Pour le fichier de config, il suffit de copier le .config dans le nouveau répertoire du noyeau et de faire un make oldconfig (je me demande même si avec le support du /proc/config.gz il va pas le chercher tout seul)

----------

## kiraff

Voila, j'ai recompiler avec le 5.6.14, mais ça change absolument rien...

----------

## BuBuaBu

Est tu sur d'avoir booté sur le 2.6.14 ?

uname -r pour vérifier.

----------

## kiraff

oui oui, j'ai bien bouté sur le 2.6.14.

----------

## BuBuaBu

Il y a t il des log dans tvtime ?

Tu a essaié une autre application ? (juste pour tester et avoir plus de detail sur le problème)

----------

## kiraff

oui, j'ai tester avec xawtv... écran bleu.

autrement j'avais pas vu ça sur le wiki: http://gentoo-wiki.com/HARDWARE_saa7134

j'ai essayé la méthode manuelle, et j'ai tester tout les "tuner" avec le mini script, avant de commencer j'avais la dernière chaine utilisée sous win, mais après écran bleu tout du long donc ça m'aide pas beaucoup.

autrement quand je lancer tvtime depuis la console y a ces 2 lignes:

 *Quote:*   

> Running tvtime 0.9.15.
> 
> rtctimer: Cannot set periodic interval: Ioctl() inappropré pour un périphérique
> 
> rtctimer: Cannot set periodic interval: Ioctl() inappropré pour un périphérique

 

c'est normal ?

----------

## kiraff

J'ai un autre problème maintenant, après avoir fait ces essais sous linux, ça ne marche même plus sous windows (même en réinstallant les pilotes).

----------

## kiraff

J'obtient un truc bizarre avec la commande dmesg

 *Quote:*   

> ....
> 
> saa7130/34: v4l2 driver version 0.2.14 loaded
> 
> ACPI: PCI Interrupt 0000:02:08.0[A] -> Link [LNK3] -> GSI 3 (level, low) -> IRQ 3
> ...

 

(après avoir fait "modprobe saa7134 i2c_scan=1")

C'est quoi ce tda9887 et eeprom ? y a quelque chose qui pourrait m'aider la dedans ?

----------

## BuBuaBu

Tout ceci est normal, et même bien, ca prouve que ca marche (du moi pour l'eeprom).

L'eeprom est juste un petit module de mémoire non réinscriptible par des moyen normal, en gros ca restare inscrit a vie de ta carte.

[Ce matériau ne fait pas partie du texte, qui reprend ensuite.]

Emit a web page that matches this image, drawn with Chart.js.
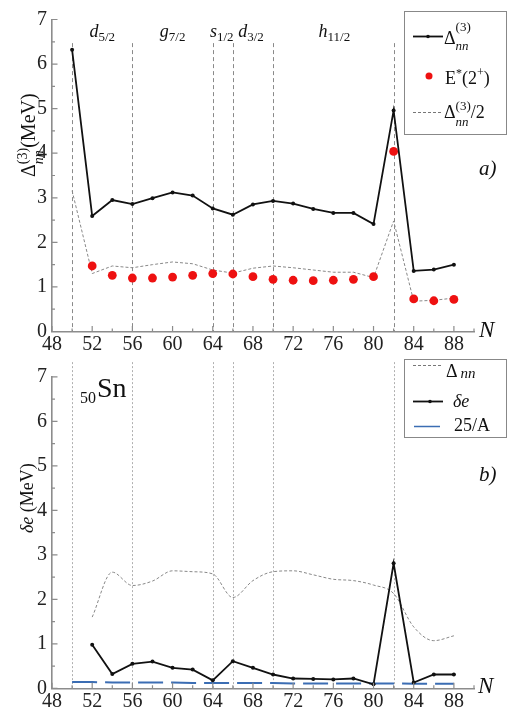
<!DOCTYPE html>
<html><head><meta charset="utf-8">
<script src="https://cdn.jsdelivr.net/npm/chart.js@4.4.0/dist/chart.umd.min.js"></script>
<style>
html,body{margin:0;padding:0;background:#fff;}
#wrap{position:relative;width:508px;height:715px;overflow:hidden;}
canvas{position:absolute;left:0;}
#c1{top:0;} #c2{top:357px;}
</style></head><body>
<div id="wrap">
<canvas id="c1" width="508" height="357"></canvas>
<canvas id="c2" width="508" height="358"></canvas>
</div>
<script>
// ---------- DATA ----------
const xTicks = [48,52,56,60,64,68,72,76,80,84,88];
const xMinorTicks = [50,54,58,62,66,70,74,78,82,86,90];
const yTicks = [0,1,2,3,4,5,6,7];
const yMinorTicks = [0.5,1.5,2.5,3.5,4.5,5.5,6.5];

// panel a)
const N_a = [50,52,54,56,58,60,62,64,66,68,70,72,74,76,78,80,82,84,86,88];
const delta3 = [6.32,2.59,2.95,2.86,2.99,3.12,3.05,2.76,2.62,2.85,2.93,2.87,2.75,2.66,2.66,2.41,4.96,1.36,1.39,1.50];
const halfDelta3 = [3.16,1.30,1.47,1.43,1.50,1.56,1.52,1.38,1.31,1.42,1.47,1.43,1.38,1.33,1.33,1.21,2.48,0.68,0.70,0.75];
const N_e2 = [52,54,56,58,60,62,64,66,68,70,72,74,76,78,80,82,84,86,88];
const e2plus = [1.47,1.26,1.20,1.20,1.22,1.26,1.30,1.29,1.23,1.17,1.15,1.14,1.15,1.17,1.23,4.04,0.73,0.69,0.72];

// panel b)
const N_b = [52,54,56,58,60,62,64,66,68,70,72,74,76,78,80,82,84,86,88];
const deltaNN = [1.60,2.61,2.31,2.41,2.64,2.62,2.57,2.04,2.42,2.62,2.64,2.55,2.45,2.42,2.32,2.13,1.38,1.07,1.18];
const deltaE = [0.98,0.32,0.55,0.60,0.46,0.42,0.18,0.61,0.46,0.31,0.22,0.21,0.20,0.22,0.09,2.81,0.13,0.31,0.31];
const N_c = [50,52,54,56,58,60,62,64,66,68,70,72,74,76,78,80,82,84,86,88];
const inv25A = [0.14,0.14,0.13,0.13,0.13,0.13,0.12,0.12,0.12,0.12,0.12,0.11,0.11,0.11,0.11,0.11,0.11,0.10,0.10,0.10];

// shell closures / subshells
const shellLines = [50,56,64,66,70,82];
const shellNames = ['d','g','s','d','h'];
const shellSubs = ['5/2','7/2','1/2','3/2','11/2'];
const shellLabelN = [53,60,64.9,67.8,76.1];

// ---------- HELPERS ----------
const SERIF = "'Liberation Serif','Times New Roman',Times,serif";
const AX = '#8c8c8c';
function fnt(s,i){return (i?'italic ':'')+s+'px '+SERIF;}
function pts(xs,ys){return xs.map((x,k)=>({x:x,y:ys[k]}));}
function rich(ctx,x,y,parts){
  let cx=x;
  ctx.textBaseline='alphabetic'; ctx.textAlign='left';
  for(const p of parts){
    if(p.sup!==undefined){
      ctx.font=fnt(p.s,false); ctx.fillText(p.sup,cx,y+p.supDy);
      const w1=ctx.measureText(p.sup).width;
      ctx.font=fnt(p.s,true); ctx.fillText(p.sub,cx+(p.subDx||0),y+p.subDy);
      const w2=ctx.measureText(p.sub).width+(p.subDx||0);
      cx+=Math.max(w1,w2);
    } else {
      ctx.font=fnt(p.s,p.i); ctx.fillText(p.t,cx+(p.dx||0),y+(p.dy||0));
      cx+=ctx.measureText(p.t).width+(p.dx||0);
    }
  }
  return cx;
}
function mkScales(xh){
  return {
    x:{type:'linear',min:48,max:90,
      afterBuildTicks:s=>{s.ticks=xTicks.map(v=>({value:v}));},
      afterFit:s=>{s.height=xh;},
      grid:{display:false,drawTicks:false},
      border:{display:true,color:AX,width:1.6},
      ticks:{font:{family:SERIF,size:20},color:'#222',padding:1,maxRotation:0,autoSkip:false}},
    y:{type:'linear',min:0,max:7,
      afterBuildTicks:s=>{s.ticks=yTicks.map(v=>({value:v}));},
      afterFit:s=>{s.width=52;},
      grid:{display:false,drawTicks:false},
      border:{display:true,color:AX,width:1.6},
      ticks:{font:{family:SERIF,size:20},color:'#222',padding:5}}
  };
}
function drawTicks(chart){
  const ctx=chart.ctx, xs=chart.scales.x, ys=chart.scales.y, a=chart.chartArea;
  ctx.save(); ctx.strokeStyle=AX; ctx.lineWidth=1.2;
  ctx.beginPath();
  yTicks.forEach(v=>{const p=ys.getPixelForValue(v); ctx.moveTo(a.left,p); ctx.lineTo(a.left+5.5,p);});
  yMinorTicks.forEach(v=>{const p=ys.getPixelForValue(v); ctx.moveTo(a.left,p); ctx.lineTo(a.left+3,p);});
  xTicks.forEach(v=>{const p=xs.getPixelForValue(v); ctx.moveTo(p,a.bottom); ctx.lineTo(p,a.bottom-5.5);});
  xMinorTicks.forEach(v=>{const p=xs.getPixelForValue(v); ctx.moveTo(p,a.bottom); ctx.lineTo(p,a.bottom-3);});
  ctx.stroke(); ctx.restore();
}
function drawShellLines(chart,yTop,color,dash){
  const ctx=chart.ctx, xs=chart.scales.x, ys=chart.scales.y, a=chart.chartArea;
  ctx.save(); ctx.strokeStyle=color; ctx.lineWidth=1; ctx.setLineDash(dash);
  shellLines.forEach(n=>{const p=Math.round(xs.getPixelForValue(n))+0.5;
    ctx.beginPath(); ctx.moveTo(p,ys.getPixelForValue(yTop)); ctx.lineTo(p,a.bottom); ctx.stroke();});
  ctx.restore();
}

// ---------- PANEL A ----------
const plugA={id:'decoA',
  beforeDatasetsDraw(chart){ drawShellLines(chart,6.47,'#8a8a8a',[4,3]); },
  afterDraw(chart){
    const ctx=chart.ctx, xs=chart.scales.x;
    drawTicks(chart);
    ctx.save(); ctx.fillStyle='#111';
    // shell labels
    shellNames.forEach((nm,k)=>{
      ctx.font=fnt(18,true); const w1=ctx.measureText(nm).width;
      ctx.font=fnt(13,false); const w2=ctx.measureText(shellSubs[k]).width;
      const cx=xs.getPixelForValue(shellLabelN[k])-(w1+w2)/2;
      rich(ctx,cx,36.5,[{t:nm,s:18,i:true},{t:shellSubs[k],s:13,dy:4.5}]);
    });
    // y title
    ctx.save(); ctx.translate(35,177); ctx.rotate(-Math.PI/2);
    rich(ctx,0,0,[{t:'Δ',s:20},{sup:'(3)',sub:'nn',s:14,supDy:-8,subDy:8},{t:'(MeV)',s:20}]);
    ctx.restore();
    // legend
    ctx.strokeStyle='#888'; ctx.lineWidth=1; ctx.strokeRect(404.5,11.5,102,123);
    ctx.strokeStyle='#111'; ctx.lineWidth=1.8; ctx.beginPath(); ctx.moveTo(413,36.5); ctx.lineTo(443,36.5); ctx.stroke();
    ctx.beginPath(); ctx.arc(428,36.5,1.8,0,Math.PI*2); ctx.fill();
    rich(ctx,444,44,[{t:'Δ',s:18},{sup:'(3)',sub:'nn',s:13,supDy:-13,subDy:6}]);
    ctx.fillStyle='#ee1111'; ctx.beginPath(); ctx.arc(429,76,3.5,0,Math.PI*2); ctx.fill();
    ctx.fillStyle='#111';
    rich(ctx,445,84,[{t:'E',s:18},{t:'*',s:12,dy:-7},{t:'(2',s:18},{t:'+',s:12,dy:-8},{t:')',s:18}]);
    ctx.strokeStyle='#777'; ctx.lineWidth=1; ctx.setLineDash([3,2]);
    ctx.beginPath(); ctx.moveTo(413,112.5); ctx.lineTo(443,112.5); ctx.stroke(); ctx.setLineDash([]);
    rich(ctx,444,118,[{t:'Δ',s:18},{sup:'(3)',sub:'nn',s:13,supDy:-8,subDy:8},{t:'/2',s:18}]);
    // a) and N
    ctx.font=fnt(21,true); ctx.fillText('a)',479,175);
    ctx.font=fnt(23,true); ctx.fillText('N',479,337);
    ctx.restore();
  }};

new Chart(document.getElementById('c1'),{
  type:'scatter',
  data:{datasets:[
    {label:'Δnn(3)',data:pts(N_a,delta3),showLine:true,borderColor:'#111',borderWidth:1.8,
     pointRadius:2,pointBackgroundColor:'#111',pointBorderWidth:0,order:1},
    {label:'E*(2+)',data:pts(N_e2,e2plus),showLine:false,pointRadius:4.4,
     pointBackgroundColor:'#ee1111',pointBorderWidth:0,order:2},
    {label:'Δnn(3)/2',data:pts(N_a,halfDelta3),showLine:true,borderColor:'#888',borderWidth:1,
     borderDash:[3,2],pointRadius:0,order:3}
  ]},
  options:{responsive:false,animation:false,devicePixelRatio:1,
    layout:{padding:{left:0,right:34,top:19.5,bottom:0}},
    plugins:{legend:{display:false},tooltip:{enabled:false}},
    scales:mkScales(25.5)},
  plugins:[plugA]
});

// ---------- PANEL B ----------
const plugB={id:'decoB',
  beforeDatasetsDraw(chart){ drawShellLines(chart,7.33,'#b0b0b0',[2,2]); },
  afterDraw(chart){
    const ctx=chart.ctx;
    drawTicks(chart);
    ctx.save(); ctx.fillStyle='#111';
    // y title
    ctx.save(); ctx.translate(33,533-357); ctx.rotate(-Math.PI/2);
    rich(ctx,0,0,[{t:'δe',s:18,i:true},{t:' (MeV)',s:18}]);
    ctx.restore();
    // 50Sn
    rich(ctx,80,403-357,[{t:'50',s:16}]);
    rich(ctx,97,397-357,[{t:'Sn',s:28}]);
    // legend
    const o=357;
    ctx.strokeStyle='#888'; ctx.lineWidth=1; ctx.strokeRect(404.5,359.5-o,102,78);
    ctx.strokeStyle='#777'; ctx.setLineDash([3,2]);
    ctx.beginPath(); ctx.moveTo(413,365.5-o); ctx.lineTo(443,365.5-o); ctx.stroke(); ctx.setLineDash([]);
    rich(ctx,446,377-o,[{t:'Δ',s:18},{t:'nn',s:15,i:true,dx:3,dy:1}]);
    ctx.strokeStyle='#111'; ctx.lineWidth=1.8;
    ctx.beginPath(); ctx.moveTo(413,401.5-o); ctx.lineTo(443,401.5-o); ctx.stroke();
    ctx.beginPath(); ctx.arc(430,401.5-o,1.8,0,Math.PI*2); ctx.fill();
    rich(ctx,453,407-o,[{t:'δe',s:18,i:true}]);
    ctx.strokeStyle='#3b6db3'; ctx.lineWidth=1.5;
    ctx.beginPath(); ctx.moveTo(414,426.5-o); ctx.lineTo(440,426.5-o); ctx.stroke();
    rich(ctx,454,431-o,[{t:'25/A',s:18}]);
    ctx.font=fnt(21,true); ctx.fillText('b)',479,481-o);
    ctx.font=fnt(23,true); ctx.fillText('N',478,693-o);
    ctx.restore();
  }};

new Chart(document.getElementById('c2'),{
  type:'scatter',
  data:{datasets:[
    {label:'Δnn',data:pts(N_b,deltaNN),showLine:true,borderColor:'#888',borderWidth:1,
     borderDash:[3,2],pointRadius:0,cubicInterpolationMode:'monotone',order:3},
    {label:'δe',data:pts(N_b,deltaE),showLine:true,borderColor:'#111',borderWidth:1.8,
     pointRadius:2,pointBackgroundColor:'#111',pointBorderWidth:0,order:1},
    {label:'25/A',data:pts(N_c,inv25A),showLine:true,borderColor:'#3b6db3',borderWidth:2,
     borderDash:[25,8],pointRadius:0,order:2}
  ]},
  options:{responsive:false,animation:false,devicePixelRatio:1,
    layout:{padding:{left:0,right:34,top:19.8,bottom:0}},
    plugins:{legend:{display:false},tooltip:{enabled:false}},
    scales:mkScales(26.7)},
  plugins:[plugB]
});
</script>
</body></html>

Bref, en trouve dans cette puce les informations nécessaire a la config, tel que le type du tuner. Tu ne devrais donc pas avoir a le config manuellement.

le tda9887, selon moi est la puce pour l'audio.

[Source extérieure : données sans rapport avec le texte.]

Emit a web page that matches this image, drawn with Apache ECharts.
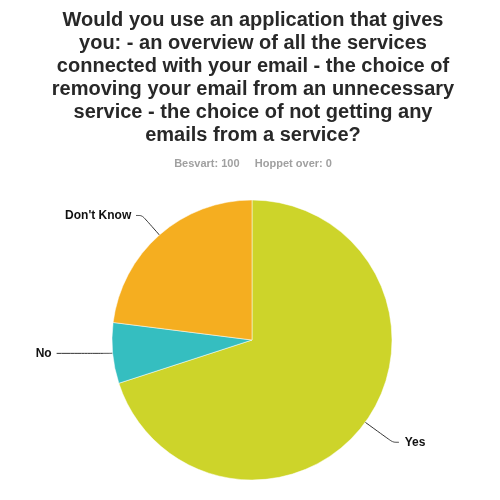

Pour ton problème sur un autre OS, je te conseille de debrachr totalement ton pc ce qui effacera toute les donnés que ta carte tv aurai pu enregistrer.

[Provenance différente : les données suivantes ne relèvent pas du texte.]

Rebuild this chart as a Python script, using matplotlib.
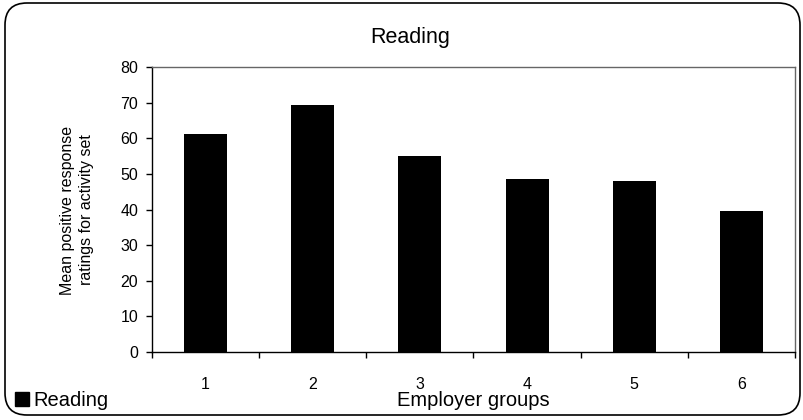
import matplotlib
matplotlib.use('Agg')
import matplotlib.pyplot as plt
from matplotlib.patches import FancyBboxPatch, Patch
import numpy as np

plt.rcParams['font.family'] = ['Liberation Sans', 'DejaVu Sans']

groups = ['1', '2', '3', '4', '5', '6']
reading = [61.2, 69.4, 55.0, 48.5, 48.0, 39.5]
yticks = [0, 10, 20, 30, 40, 50, 60, 70, 80]

fig = plt.figure(figsize=(8.04, 4.2), dpi=100)
ax = fig.add_axes([152 / 804, 1 - 352 / 420, (795 - 152) / 804, (352 - 67) / 420])

x = np.arange(1, len(groups) + 1)
ax.bar(x, reading, width=0.4, color='black', zorder=2)

ax.set_xlim(0.5, len(groups) + 0.5)
ax.set_ylim(0, 80)
ax.set_yticks(yticks)
ax.tick_params(axis='y', direction='out', length=4, width=1, pad=6, labelsize=11.5)

# category labels sit between boundary ticks
ax.set_xticks(x)
ax.set_xticklabels(groups)
ax.set_xticks(np.arange(0.5, len(groups) + 1), minor=True)
ax.tick_params(axis='x', which='major', length=0, pad=18, labelsize=11.5)
ax.tick_params(axis='x', which='minor', direction='out', length=4, width=1)

for side in ['left', 'bottom']:
    ax.spines[side].set_color('black')
    ax.spines[side].set_linewidth(1)
for side in ['top', 'right']:
    ax.spines[side].set_color('#666666')
    ax.spines[side].set_linewidth(1)

fig.text(410 / 804, 1 - 37 / 420, 'Reading', ha='center', va='center', fontsize=15.5)
fig.text(473 / 804, 1 - 401 / 420, 'Employer groups', ha='center', va='center', fontsize=14.5)
fig.text(77 / 804, 0.5, 'Mean positive response\nratings for activity set',
         rotation=90, ha='center', va='center', fontsize=11.5, linespacing=1.4)

fig.legend(handles=[Patch(facecolor='black', edgecolor='black')], labels=['Reading'],
           loc='lower left', bbox_to_anchor=(15 / 804, 1 - 410 / 420),
           frameon=False, fontsize=14.5, handlelength=0.7, handleheight=0.7,
           handletextpad=0.2, borderpad=0, borderaxespad=0)

# rounded outline around the whole chart
border = FancyBboxPatch((0.05, 0.05), 7.95, 4.12,
                        boxstyle='round,pad=0,rounding_size=0.22',
                        transform=fig.dpi_scale_trans, facecolor='none',
                        edgecolor='black', linewidth=1.2)
fig.patches.append(border)

fig.savefig('out.png', dpi=100)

Enfin si tu a emergé xdtv, essai de faire un xdtv_scan.sh et post le resultat.

----------

## kiraff

xdtv_scan.sh:

 *Quote:*   

> chambre bin # sh xdtv_scan.sh
> 
> Video device not found...
> 
> 

 

Je dois faire quoi pour que ça marche ? y devrait faire quoi ce script ?

----------

## kiraff

Bon le problème est résolu provisoirement. J'ai emergé les vanilla-sources-2.6.14.2, à partir de 2.6.14.3 ça marche déja plus je crois. j'espère que ça sera corrigé après, parce que pour mettre le noyau à jour....

----------

## guilc

 *kiraff wrote:*   

> Bon le problème est résolu provisoirement. J'ai emergé les vanilla-sources-2.6.14.2, à partir de 2.6.14.3 ça marche déja plus je crois. j'espère que ça sera corrigé après, parce que pour mettre le noyau à jour....

 

Pour moi ça a été corrigé dans le 2.6.16

A tester dans ton cas  :Wink: 

----------

## kiraff

J'avais pas vu qu'il était sorti. c'est bon pour moi aussi...

----------